§ **EXERCISE BRIEF**
With pictures left out, retype the lines from the start of the records through the one that contains "import plotly.graph_objects as go".

§ **EXTRACTED ENTRIES**
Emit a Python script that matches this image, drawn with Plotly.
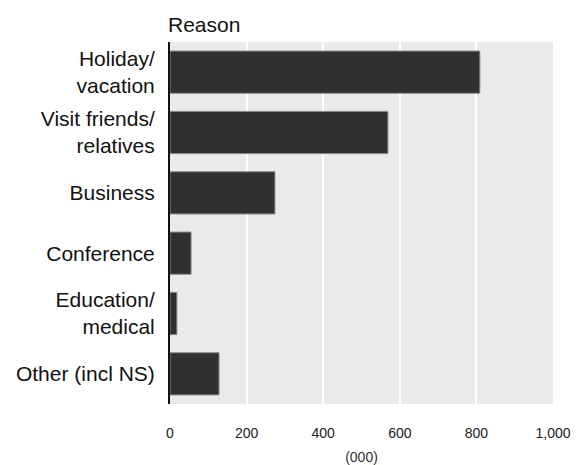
import plotly.graph_objects as go

categories = ["Holiday/<br>vacation", "Visit friends/<br>relatives", "Business",
              "Conference", "Education/<br>medical", "Other (incl NS)"]
values = [809, 569, 274, 55, 18, 128]
tick_vals = [0, 200, 400, 600, 800, 1000]
tick_text = ["0", "200", "400", "600", "800", "1,000"]

fig = go.Figure(go.Bar(
    x=values, y=categories, orientation="h",
    marker=dict(color="#303030", line=dict(color="#8a8a8a", width=1)),
    width=0.7,
))

font = "Liberation Sans, Arial, sans-serif"
fig.update_layout(
    width=586, height=465,
    margin=dict(l=162, r=41, t=34, b=69),
    paper_bgcolor="white", plot_bgcolor="#eaeaea",
    showlegend=False,
    font=dict(family=font, color="#111111"),
    xaxis=dict(range=[0, 1000], tickvals=tick_vals, ticktext=tick_text,
               showgrid=True, gridcolor="white", gridwidth=2, zeroline=False,
               automargin=False,
               tickfont=dict(size=14, color="#222"),
               ticks="outside", ticklen=16, tickcolor="rgba(0,0,0,0)",
               title=dict(text="(000)", font=dict(size=14, color="#333"), standoff=12)),
    yaxis=dict(autorange="reversed", showline=True, linecolor="#111", linewidth=2,
               showgrid=False, automargin=False,
               tickfont=dict(size=21, color="#111"),
               ticks="outside", ticklen=9, tickcolor="rgba(0,0,0,0)"),
    annotations=[dict(text="Reason", x=0, y=1, xref="paper", yref="paper",
                      xanchor="left", yanchor="middle", yshift=18, xshift=-4,
                      showarrow=False, font=dict(size=21, color="#111"))],
)

fig.write_html("out.html")
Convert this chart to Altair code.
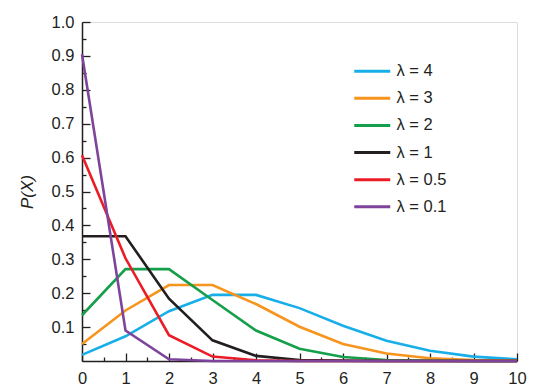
import altair as alt
import pandas as pd

# x values
XS = [0, 1, 2, 3, 4, 5, 6, 7, 8, 9, 10]
# series
P_L4 = [0.018, 0.073, 0.147, 0.195, 0.195, 0.156, 0.104, 0.060, 0.030, 0.013, 0.005]
P_L3 = [0.050, 0.149, 0.224, 0.224, 0.168, 0.101, 0.050, 0.022, 0.008, 0.003, 0.001]
P_L2 = [0.135, 0.271, 0.271, 0.180, 0.090, 0.036, 0.012, 0.003, 0.001, 0.000, 0.000]
P_L1 = [0.368, 0.368, 0.184, 0.061, 0.015, 0.003, 0.001, 0.000, 0.000, 0.000, 0.000]
P_L05 = [0.607, 0.303, 0.076, 0.013, 0.002, 0.000, 0.000, 0.000, 0.000, 0.000, 0.000]
P_L01 = [0.905, 0.090, 0.005, 0.000, 0.000, 0.000, 0.000, 0.000, 0.000, 0.000, 0.000]

LABELS = ["λ = 4", "λ = 3", "λ = 2", "λ = 1", "λ = 0.5", "λ = 0.1"]
COLORS = ["#18AEE8", "#F7941D", "#169F4B", "#231F20", "#EC1C24", "#7E439B"]
SERIES = [P_L4, P_L3, P_L2, P_L1, P_L05, P_L01]

Y_TICKS = [round(0.05 * i, 2) for i in range(1, 21)]
X_TICKS = [0.5 * i for i in range(0, 21)]

rows = []
for lab, vals in zip(LABELS, SERIES):
    for x, p in zip(XS, vals):
        rows.append({"x": x, "p": p, "series": lab})
df = pd.DataFrame(rows)

FONT = "Liberation Sans"
INK = "#231F20"

color = alt.Color(
    "series:N",
    scale=alt.Scale(domain=LABELS, range=COLORS),
    legend=alt.Legend(
        title=None,
        orient="none",
        legendX=282,
        legendY=41,
        padding=0,
        symbolType="M-3.6,0H3.6",
        symbolSize=100,
        symbolStrokeWidth=3,
        labelFont=FONT,
        labelFontSize=16.5,
        labelColor=INK,
        labelOffset=16,
        rowPadding=10.1,
    ),
)

xenc = alt.X(
    "x:Q",
    scale=alt.Scale(domain=[0, 10], nice=False, zero=False),
    axis=alt.Axis(
        title=None,
        values=X_TICKS,
        labelExpr="round(datum.value*2) % 2 == 0 ? format(datum.value, 'd') : ''",
        tickSize=alt.ExprRef(expr="round(datum.value*2) % 2 == 0 ? -8 : -4"),
        labelPadding=17,
        labelFont=FONT,
        labelFontSize=16.5,
        labelColor=INK,
        domainColor=INK,
        domainWidth=1.5,
        tickColor=INK,
        tickWidth=1.3,
        grid=False,
        labelFlush=False,
    ),
)
yenc = alt.Y(
    "p:Q",
    scale=alt.Scale(domain=[0, 1], nice=False),
    axis=alt.Axis(
        title="P(X)",
        values=Y_TICKS,
        labelExpr="round(datum.value*20) % 2 == 0 ? format(datum.value, '.1f') : ''",
        tickSize=alt.ExprRef(expr="round(datum.value*20) % 2 == 0 ? -8 : -4"),
        labelPadding=16,
        labelFont=FONT,
        labelFontSize=16.5,
        labelColor=INK,
        domainColor=INK,
        domainWidth=1.5,
        tickColor=INK,
        tickWidth=1.3,
        grid=False,
        labelFlush=False,
        titleFont=FONT,
        titleFontSize=17,
        titleFontStyle="italic",
        titleFontWeight="normal",
        titleColor=INK,
        titleAngle=270,
        titleX=-55,
        titleY=169.5,
        titleAlign="center",
        titleBaseline="middle",
    ),
)

layers = []
for lab in LABELS:
    layers.append(
        alt.Chart(df)
        .transform_filter(alt.datum.series == lab)
        .mark_line(strokeWidth=2.6, clip=False)
        .encode(x=xenc, y=yenc, color=color)
    )

chart = (
    alt.layer(*layers)
    .properties(
        width=435,
        height=339,
        autosize=alt.AutoSizeParams(type="none"),
        padding={"left": 74, "top": 14, "right": 20, "bottom": 30},
    )
    .configure_view(stroke=None)
    .configure(background="white")
)

chart.save("out.html", embed_options={"renderer": "svg", "actions": False})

§ **SOLVED EXERCISE**
Emit a Python script that matches this image, drawn with Plotly.
import plotly.graph_objects as go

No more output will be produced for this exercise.